Friday, December 17, 2010

Inertia

When we think of inertia, we think of a mass or object and the amount of force it takes to either stop it or start it in motion. Effort you might say. Inertia though takes many forms. The shortest day and longest night of the year falls on either the 21 or 22 of December depending ion the year. This is the day that gets the least amount of sunlight to the Northern latitudes. Sunlight/sun heat energy is the lowest of the year on that day.

I don't know about you, but I've always thought that when you have the least of something, it can only get better after that. Nope, in the case of Winter, Winter itself doesn't even start until the Winter Solstice occurs. This is all due to that darn pesky thing called inertia. Inertia you see can take on many forms and having winter happen after the days start getting longer is due to the cooling off cycle we have been in since mid Fall. Now that we've lost the heat we had stored in the Northern hemisphere (There are two distinctive weather patterns located on the Northern and Southern hemispheres.), it needs to build back up again. This is why it takes so long for Winter to give up it's cold embrace when our days get longer and sun energy increases from Solstice onward.

Inertia can take on many forms. From mass, to heat, to even politics and public opinion. We won't go there except to point out it was inertia in effect during the 60s, the McCarthy era, and even now. Rest assured the pendulum will eventually move the other way, but for a period we'll enter Winter or Summer (depending on your point of view).
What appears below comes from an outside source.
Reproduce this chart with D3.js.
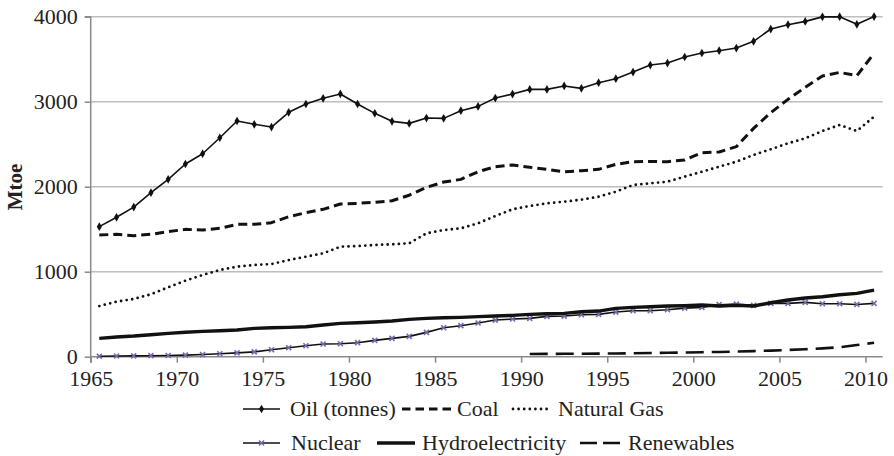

America is kind of like Wisconsin weather. If you don't like the weather, stick around. It's bound to change.

2 comments:

OrbsCorbs said...

Inertia is me in a warm bed on a cold morning.

hale-bopp said...

Yep, you will sometimes hear terms such as ""thermal inertia" used...Lake Michigan has a lot of thermal inertia!

It does seem that the political pendulum is swinging a bit faster than it has in the past though!